Все зависит от воли Вашингтона

Понятно, что Китай избегает прямых санкций в отношении США, так как опасается новой торговой войны, которая может стать дополнительной нагрузкой для экономики страны, и без того ослабленной кризисом. Тем не менее экономическая зависимость может сподвигнуть Пекин к более агрессивным действиям, если будущее торговых отношений начнет вызывать у властей опасения.

Рассмотрим ситуацию с высокотехнологичными полупроводниками с Тайваня: сегодня Китай способен производить чипы с транзисторами менее 15 или даже 10 нанометров. Однако для сохранения технологического лидерства в сфере искусственного интеллекта, производства беспилотных транспортных средств и смартфонов нужны чипы высокого качества размером меньше семи и пяти нанометров, которые массово производятся только на Тайване. Так, новый iPhone собирается в Китае, но в нем установлен 5-нанометровый чип, который был разработан Apple и изготавливается на заводе тайваньской TSMC (Taiwan Semiconductor Manufacturing Company).

Как в 1930-х годах Япония зависела от поставок нефти, контролируемых американцами и британцами, так и доступ современного Китая на американский рынок в значительной мере зависит от поставок тайваньских чипов. В 1941 году Америка ввела в отношении Японии нефтяное эмбарго — Пекин в наши дни опасается, что США могут перекрыть ему доступ к тайваньским микросхемам. Это может привести его к выводу, что для предотвращения глубокого кризиса в экономике необходимо захватить Тайвань прямо сейчас. Это совсем не гипотетический сценарий: в июле 2022 года один влиятельный китайский экономист заявил, что китайские войска должны войти на Тайвань, чтобы установить контроль над производствами чипов, в случае если Вашингтон введет против Китая санкции, аналогичные тем, что были введены против России.

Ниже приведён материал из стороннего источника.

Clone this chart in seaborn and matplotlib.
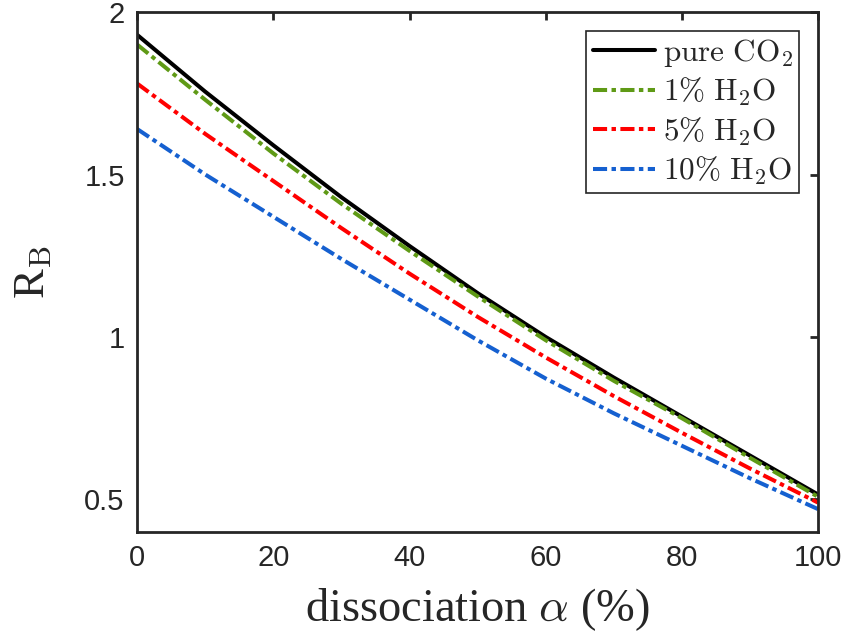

Но есть и хорошие новости: внешнеэкономические прогнозы Пекина (равно как и прогноз Токио в 1941 году) в полной мере определяются политикой Вашингтона. Если власти США понимают, что их решения влияют на то, какой Китай видит свою внешнюю торговлю в будущем, не только вообще, но и применительно конкретно к экспорту высокотехнологичной продукции, — то они могут избегать действий, провоцирующих Пекин на военные меры для спасения собственной экономики. Если правительство Байдена заверит Китай в том, что страна и дальше сможет получать полупроводники с Тайваня (пусть даже только их, а не голландские станки для их производства), то это уменьшит опасения Пекина относительно внешнеторговых перспектив, тем самым снизив вероятность кризисов и войн.

Как найти хрупкий баланс?

Председатель КНР Си Цзиньпин и его окружение, конечно, будут протестовать против такой позиции США, так как она ставит Китай в зависимость от внешних факторов в вопросе получения микросхем, служащих основой и для высокотехнологичной, и для военной промышленности. Однако поскольку нападение на Тайвань не только спровоцирует экономические санкции, грозящие разрывом торговых связей с Западом, но и может привести к случайному уничтожению заводов по производству микросхем, у Пекина есть все основания воздерживаться от эскалации.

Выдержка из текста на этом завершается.